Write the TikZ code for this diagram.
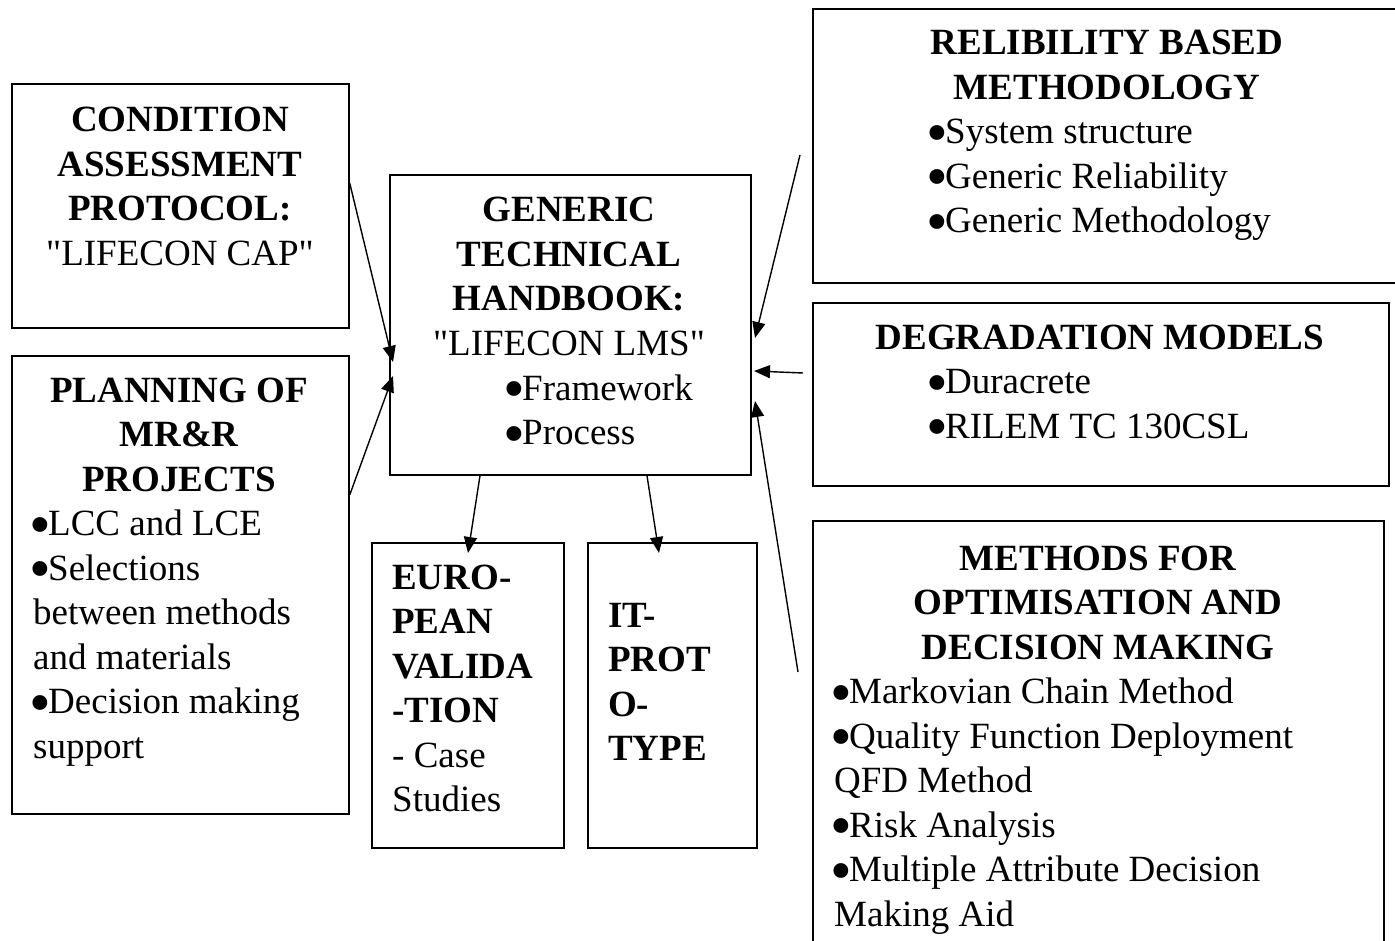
\documentclass[tikz,border=0pt]{standalone}
\usepackage{fontspec}
\newfontfamily\tnr{Liberation Serif}
\usetikzlibrary{arrows.meta}
\newcommand\fsz{\tnr\fontsize{37}{44.5}\selectfont}
\newcommand\bul{\makebox[15pt][l]{\hspace{-4pt}\raisebox{-9.5pt}{\makebox[0pt][l]{\fontsize{62}{0}\selectfont •}}}}
\begin{document}
\begin{tikzpicture}[x=1pt,y=-1pt,
  box/.style={draw, line width=1.7pt, inner sep=0pt, anchor=north west},
  arr/.style={-{Triangle[length=16pt,width=13pt]}, line width=1.4pt},
  tb/.style={anchor=base, inner sep=0pt, font=\fsz\bfseries},
  tr/.style={anchor=base, inner sep=0pt, font=\fsz},
  tlb/.style={anchor=base west, inner sep=0pt, font=\fsz\bfseries},
  tl/.style={anchor=base west, inner sep=0pt, font=\fsz}]
\useasboundingbox (0,0) rectangle (1395,941);
\fill[white] (0,0) rectangle (1395,941);

% boxes
\node[box, minimum width=337pt, minimum height=244pt] (cap) at (11,83) {};
\node[box, minimum width=337pt, minimum height=458pt] (plan) at (11,355) {};
\node[box, minimum width=361pt, minimum height=300pt] (gth) at (389,174) {};
\node[box, minimum width=192pt, minimum height=305pt] (eur) at (371,542) {};
\node[box, minimum width=169pt, minimum height=305pt] (itp) at (587,542) {};
\node[box, minimum width=591pt, minimum height=274pt] (rel) at (812,8) {};
\node[box, minimum width=576pt, minimum height=183pt] (deg) at (812,302) {};
\node[box, minimum width=571pt, minimum height=440pt] (met) at (812,520) {};

% condition assessment protocol
\node[tb] (c1) at (180,132) {CONDITION};
\node[tb] (c2) at (180,176.5) {ASSESSMENT};
\node[tb] (c3) at (180,221) {PROTOCOL:};
\node[tr] (c4) at (180,265.5) {"LIFECON CAP"};

% planning
\node[tb] (p1) at (179,402) {PLANNING OF};
\node[tb] (p2) at (179,446.5) {MR\&R};
\node[tb] (p3) at (179,491) {PROJECTS};
\node[tl] (p4) at (33,535.5) {\bul LCC and LCE};
\node[tl] (p5) at (33,580) {\bul Selections};
\node[tl] (p6) at (33,624.5) {between methods};
\node[tl] (p7) at (33,669) {and materials};
\node[tl] (p8) at (33,713.5) {\bul Decision making};
\node[tl] (p9) at (33,758) {support};

% generic technical handbook
\node[tb] (g1) at (569,222) {GENERIC};
\node[tb] (g2) at (569,266.5) {TECHNICAL};
\node[tb] (g3) at (569,311) {HANDBOOK:};
\node[tr] (g4) at (569,355.5) {"LIFECON LMS"};
\node[tl] (g5) at (507,400) {\bul Framework};
\node[tl] (g6) at (507,444.5) {\bul Process};

% european validation
\node[tlb] (e1) at (392,589) {EURO-};
\node[tlb] (e2) at (392,633.5) {PEAN};
\node[tlb] (e3) at (392,678) {VALIDA};
\node[tlb] (e4) at (392,722.5) {-TION};
\node[tl] (e5) at (392,767) {- Case};
\node[tl] (e6) at (392,811.5) {Studies};

% IT prototype
\node[tlb] (i1) at (608,627) {IT-};
\node[tlb] (i2) at (608,671.5) {PROT};
\node[tlb] (i3) at (608,716) {O-};
\node[tlb] (i4) at (608,760.5) {TYPE};

% reliability
\node[tb] (r1) at (1107,55) {RELIBILITY BASED};
\node[tb] (r2) at (1107,99.5) {METHODOLOGY};
\node[tl] (r3) at (930,144) {\bul System structure};
\node[tl] (r4) at (930,188.5) {\bul Generic Reliability};
\node[tl] (r5) at (930,233) {\bul Generic Methodology};

% degradation
\node[tb] (d1) at (1100,349) {DEGRADATION MODELS};
\node[tl] (d2) at (930,393.5) {\bul Duracrete};
\node[tl] (d3) at (930,438) {\bul RILEM TC 130CSL};

% methods
\node[tb] (m1) at (1098,570) {METHODS FOR};
\node[tb] (m2) at (1098,614.5) {OPTIMISATION AND};
\node[tb] (m3) at (1098,659) {DECISION MAKING};
\node[tl] (m4) at (834,703.5) {\bul Markovian Chain Method};
\node[tl] (m5) at (834,748) {\bul Quality Function Deployment};
\node[tl] (m6) at (834,792.5) {QFD Method};
\node[tl] (m7) at (834,837) {\bul Risk Analysis};
\node[tl] (m8) at (834,881.5) {\bul Multiple Attribute Decision};
\node[tl] (m9) at (834,926) {Making Aid};

% connector ends
\coordinate (tcap) at (393,362);
\coordinate (tplan) at (393,376);
\coordinate (trel) at (755,338);
\coordinate (tdeg) at (754,371);
\coordinate (tmet) at (755,401);
\coordinate (srel) at (800,155);
\coordinate (sdeg) at (803,373);
\coordinate (smet) at (798,672);
\coordinate (teur) at (468,553);
\coordinate (titp) at (659,553);

% connectors
\draw[arr] ([yshift=-100pt]cap.north east) -- (tcap);
\draw[arr] ([yshift=-140pt]plan.north east) -- (tplan);
\draw[arr] (srel) -- (trel);
\draw[arr] (sdeg) -- (tdeg);
\draw[arr] (smet) -- (tmet);
\draw[arr] ([xshift=91pt]gth.south west) -- (teur);
\draw[arr] ([xshift=258pt]gth.south west) -- (titp);
\end{tikzpicture}
\end{document}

Brief: Transcribe the full listing above exactly, with the images removed.

Reply:
Write the TikZ code for this diagram.
\documentclass[tikz,border=0pt]{standalone}
\usepackage{fontspec}
\newfontfamily\tnr{Liberation Serif}
\usetikzlibrary{arrows.meta}
\newcommand\fsz{\tnr\fontsize{37}{44.5}\selectfont}
\newcommand\bul{\makebox[15pt][l]{\hspace{-4pt}\raisebox{-9.5pt}{\makebox[0pt][l]{\fontsize{62}{0}\selectfont •}}}}
\begin{document}
\begin{tikzpicture}[x=1pt,y=-1pt,
  box/.style={draw, line width=1.7pt, inner sep=0pt, anchor=north west},
  arr/.style={-{Triangle[length=16pt,width=13pt]}, line width=1.4pt},
  tb/.style={anchor=base, inner sep=0pt, font=\fsz\bfseries},
  tr/.style={anchor=base, inner sep=0pt, font=\fsz},
  tlb/.style={anchor=base west, inner sep=0pt, font=\fsz\bfseries},
  tl/.style={anchor=base west, inner sep=0pt, font=\fsz}]
\useasboundingbox (0,0) rectangle (1395,941);
\fill[white] (0,0) rectangle (1395,941);

% boxes
\node[box, minimum width=337pt, minimum height=244pt] (cap) at (11,83) {};
\node[box, minimum width=337pt, minimum height=458pt] (plan) at (11,355) {};
\node[box, minimum width=361pt, minimum height=300pt] (gth) at (389,174) {};
\node[box, minimum width=192pt, minimum height=305pt] (eur) at (371,542) {};
\node[box, minimum width=169pt, minimum height=305pt] (itp) at (587,542) {};
\node[box, minimum width=591pt, minimum height=274pt] (rel) at (812,8) {};
\node[box, minimum width=576pt, minimum height=183pt] (deg) at (812,302) {};
\node[box, minimum width=571pt, minimum height=440pt] (met) at (812,520) {};

% condition assessment protocol
\node[tb] (c1) at (180,132) {CONDITION};
\node[tb] (c2) at (180,176.5) {ASSESSMENT};
\node[tb] (c3) at (180,221) {PROTOCOL:};
\node[tr] (c4) at (180,265.5) {"LIFECON CAP"};

% planning
\node[tb] (p1) at (179,402) {PLANNING OF};
\node[tb] (p2) at (179,446.5) {MR\&R};
\node[tb] (p3) at (179,491) {PROJECTS};
\node[tl] (p4) at (33,535.5) {\bul LCC and LCE};
\node[tl] (p5) at (33,580) {\bul Selections};
\node[tl] (p6) at (33,624.5) {between methods};
\node[tl] (p7) at (33,669) {and materials};
\node[tl] (p8) at (33,713.5) {\bul Decision making};
\node[tl] (p9) at (33,758) {support};

% generic technical handbook
\node[tb] (g1) at (569,222) {GENERIC};
\node[tb] (g2) at (569,266.5) {TECHNICAL};
\node[tb] (g3) at (569,311) {HANDBOOK:};
\node[tr] (g4) at (569,355.5) {"LIFECON LMS"};
\node[tl] (g5) at (507,400) {\bul Framework};
\node[tl] (g6) at (507,444.5) {\bul Process};

% european validation
\node[tlb] (e1) at (392,589) {EURO-};
\node[tlb] (e2) at (392,633.5) {PEAN};
\node[tlb] (e3) at (392,678) {VALIDA};
\node[tlb] (e4) at (392,722.5) {-TION};
\node[tl] (e5) at (392,767) {- Case};
\node[tl] (e6) at (392,811.5) {Studies};

% IT prototype
\node[tlb] (i1) at (608,627) {IT-};
\node[tlb] (i2) at (608,671.5) {PROT};
\node[tlb] (i3) at (608,716) {O-};
\node[tlb] (i4) at (608,760.5) {TYPE};

% reliability
\node[tb] (r1) at (1107,55) {RELIBILITY BASED};
\node[tb] (r2) at (1107,99.5) {METHODOLOGY};
\node[tl] (r3) at (930,144) {\bul System structure};
\node[tl] (r4) at (930,188.5) {\bul Generic Reliability};
\node[tl] (r5) at (930,233) {\bul Generic Methodology};

% degradation
\node[tb] (d1) at (1100,349) {DEGRADATION MODELS};
\node[tl] (d2) at (930,393.5) {\bul Duracrete};
\node[tl] (d3) at (930,438) {\bul RILEM TC 130CSL};

% methods
\node[tb] (m1) at (1098,570) {METHODS FOR};
\node[tb] (m2) at (1098,614.5) {OPTIMISATION AND};
\node[tb] (m3) at (1098,659) {DECISION MAKING};
\node[tl] (m4) at (834,703.5) {\bul Markovian Chain Method};
\node[tl] (m5) at (834,748) {\bul Quality Function Deployment};
\node[tl] (m6) at (834,792.5) {QFD Method};
\node[tl] (m7) at (834,837) {\bul Risk Analysis};
\node[tl] (m8) at (834,881.5) {\bul Multiple Attribute Decision};
\node[tl] (m9) at (834,926) {Making Aid};

% connector ends
\coordinate (tcap) at (393,362);
\coordinate (tplan) at (393,376);
\coordinate (trel) at (755,338);
\coordinate (tdeg) at (754,371);
\coordinate (tmet) at (755,401);
\coordinate (srel) at (800,155);
\coordinate (sdeg) at (803,373);
\coordinate (smet) at (798,672);
\coordinate (teur) at (468,553);
\coordinate (titp) at (659,553);

% connectors
\draw[arr] ([yshift=-100pt]cap.north east) -- (tcap);
\draw[arr] ([yshift=-140pt]plan.north east) -- (tplan);
\draw[arr] (srel) -- (trel);
\draw[arr] (sdeg) -- (tdeg);
\draw[arr] (smet) -- (tmet);
\draw[arr] ([xshift=91pt]gth.south west) -- (teur);
\draw[arr] ([xshift=258pt]gth.south west) -- (titp);
\end{tikzpicture}
\end{document}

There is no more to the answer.